A new paper, from EPI economist Monique Morrissey and research assistant Natalie Sabadish, demonstrates that the current retirement system has left the vast majority of Americans unprepared for retirement. Retirement Inequality Chartbook: How the 401(k) revolution created a few big winners and many losers uses 46 charts to demonstrate the impact of the shift from pensions to individual savings accounts. The chartbook examines disparities in retirement preparedness and outcomes by income, race and ethnicity, education, gender, and marital status.
While high-income Americans have benefitted enormously from the rise of 401(k)s, most Americans are being left behind. These findings underscore the importance of preserving and strengthening Social Security, defending defined-benefit pensions for workers who have them, and seeking solutions for those who do not.
“401(k)s were never designed to replace pensions for most workers. They serve primarily as a tax shelter for high earners,” said Morrissey. “The 401(k) revolution has been a disaster, yet some policymakers are calling for cuts to Social Security, which will be the only significant source of retirement income for most Americans—if they are able to retire in the first place.”
The easy-to-read interactive charts make it clear that America’s retirement system is broken for most Americans:
- Households in the top income-fifth accounted for 72 percent of total savings in retirement accounts in 2010 and were the only income group that had more than their annual income saved in these accounts.
- Participation in employer-based retirement plans by workers age 25-61 declined over the past decade, from 52% in 2000 to 45% in 2010;
- For many demographic groups, including black and Hispanic households, households headed by someone without a college degree, and single people, the typical (median) household has no savings at all in retirement accounts;
- On average, white households have more than six times as much saved in retirement accounts as Hispanic or black households;
- Similarly, college-educated households have nearly six times as much saved on average as high school-educated households.
Some Charts
The recent decline in worker participation in employer-based retirement plans is generally steeper when focusing on narrower age groups rather than all prime-age workers, because an aging workforce partly offsets declines within age groups as workers in their 50s and early 60s are more likely to participate.

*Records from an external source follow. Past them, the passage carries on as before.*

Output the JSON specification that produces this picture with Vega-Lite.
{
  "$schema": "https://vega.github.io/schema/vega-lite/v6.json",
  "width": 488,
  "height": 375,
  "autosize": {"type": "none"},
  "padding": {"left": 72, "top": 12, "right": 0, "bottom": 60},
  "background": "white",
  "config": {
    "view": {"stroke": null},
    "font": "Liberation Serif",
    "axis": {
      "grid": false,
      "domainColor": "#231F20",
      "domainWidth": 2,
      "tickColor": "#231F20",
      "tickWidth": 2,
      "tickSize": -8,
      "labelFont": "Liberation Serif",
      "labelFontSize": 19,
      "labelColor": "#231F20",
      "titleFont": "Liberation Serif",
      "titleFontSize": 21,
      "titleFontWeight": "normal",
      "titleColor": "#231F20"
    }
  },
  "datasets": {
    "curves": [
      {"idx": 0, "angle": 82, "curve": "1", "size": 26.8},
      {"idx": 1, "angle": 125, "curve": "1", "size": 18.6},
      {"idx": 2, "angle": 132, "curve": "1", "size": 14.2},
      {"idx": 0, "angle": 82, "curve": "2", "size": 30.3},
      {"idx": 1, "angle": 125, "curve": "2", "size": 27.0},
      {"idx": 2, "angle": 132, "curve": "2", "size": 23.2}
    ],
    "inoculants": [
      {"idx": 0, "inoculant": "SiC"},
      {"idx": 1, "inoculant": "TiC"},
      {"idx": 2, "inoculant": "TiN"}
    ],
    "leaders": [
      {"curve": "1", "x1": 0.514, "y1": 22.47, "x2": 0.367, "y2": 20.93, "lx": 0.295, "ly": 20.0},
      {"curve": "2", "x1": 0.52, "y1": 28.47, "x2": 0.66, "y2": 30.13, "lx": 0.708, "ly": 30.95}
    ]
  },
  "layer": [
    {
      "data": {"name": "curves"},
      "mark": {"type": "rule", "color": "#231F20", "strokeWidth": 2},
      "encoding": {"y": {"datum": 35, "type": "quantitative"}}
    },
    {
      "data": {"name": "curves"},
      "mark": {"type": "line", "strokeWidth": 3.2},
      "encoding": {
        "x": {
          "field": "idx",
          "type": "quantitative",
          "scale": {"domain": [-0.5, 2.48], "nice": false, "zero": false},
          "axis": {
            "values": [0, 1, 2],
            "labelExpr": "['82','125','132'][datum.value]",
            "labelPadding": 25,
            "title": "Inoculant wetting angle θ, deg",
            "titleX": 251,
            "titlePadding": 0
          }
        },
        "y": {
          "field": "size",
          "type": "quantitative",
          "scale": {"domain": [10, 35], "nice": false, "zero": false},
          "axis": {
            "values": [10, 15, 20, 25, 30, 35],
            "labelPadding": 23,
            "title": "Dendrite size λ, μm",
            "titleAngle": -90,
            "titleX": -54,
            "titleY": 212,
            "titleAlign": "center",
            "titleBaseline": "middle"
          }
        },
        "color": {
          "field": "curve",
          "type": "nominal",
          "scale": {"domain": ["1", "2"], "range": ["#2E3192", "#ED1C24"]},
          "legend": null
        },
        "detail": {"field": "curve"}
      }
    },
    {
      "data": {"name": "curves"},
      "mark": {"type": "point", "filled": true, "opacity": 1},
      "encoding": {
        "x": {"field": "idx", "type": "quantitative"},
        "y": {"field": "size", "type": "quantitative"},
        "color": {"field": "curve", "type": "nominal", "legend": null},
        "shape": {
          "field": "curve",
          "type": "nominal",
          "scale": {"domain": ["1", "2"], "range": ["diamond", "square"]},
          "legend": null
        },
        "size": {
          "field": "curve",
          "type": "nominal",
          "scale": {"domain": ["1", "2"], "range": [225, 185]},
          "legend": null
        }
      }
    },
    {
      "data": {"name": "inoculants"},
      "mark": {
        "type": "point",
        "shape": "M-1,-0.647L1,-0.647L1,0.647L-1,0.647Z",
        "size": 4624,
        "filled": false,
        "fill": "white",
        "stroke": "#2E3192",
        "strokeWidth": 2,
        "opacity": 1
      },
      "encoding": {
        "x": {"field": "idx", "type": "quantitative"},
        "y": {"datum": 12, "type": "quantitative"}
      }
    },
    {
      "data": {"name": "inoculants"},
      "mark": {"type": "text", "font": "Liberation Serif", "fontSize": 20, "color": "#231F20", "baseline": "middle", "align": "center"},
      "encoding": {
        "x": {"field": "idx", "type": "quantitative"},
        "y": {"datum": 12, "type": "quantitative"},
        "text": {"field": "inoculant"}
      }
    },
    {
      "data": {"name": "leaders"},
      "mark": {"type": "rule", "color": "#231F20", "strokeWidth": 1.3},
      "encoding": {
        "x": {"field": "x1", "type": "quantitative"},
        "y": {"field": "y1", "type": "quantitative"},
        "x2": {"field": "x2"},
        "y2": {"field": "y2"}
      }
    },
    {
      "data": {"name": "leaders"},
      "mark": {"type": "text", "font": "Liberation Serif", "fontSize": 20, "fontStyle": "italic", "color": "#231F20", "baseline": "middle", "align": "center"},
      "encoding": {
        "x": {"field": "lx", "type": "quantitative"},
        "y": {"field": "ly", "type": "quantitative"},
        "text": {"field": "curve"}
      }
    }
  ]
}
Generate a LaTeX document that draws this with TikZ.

Participation trends show a shift from defined-benefit pensions to defined-contribution plans
While overall participation in employer-based plans has been flat or declining, there has been a shift from defined-benefit pensions to defined contribution plans in the private sector. In 1989, full-time private-sector workers with retirement benefits were divided roughly equally between those with defined benefit pensions and those with defined-contribution plans (including roughly 20 percent who had both—not shown). By 2010, 50 percent of these workers had a defined-contribution plan and 22 percent had a defined-benefit plan (including roughly 13 percent who had both).
Seniors’ pension benefits have peaked while earnings have increased
Older households received an average of $7,545 in defined-benefit pension benefits in 2010, slightly less than in 2004. Though older households’ incomes have grown over the past two decades, most of the growth has come from higher earnings. This reflects both a trend toward later retirement and the fact that since 2008 the large baby boomer generation has begun to age into the 62–79 age group, and many of these younger seniors are still working.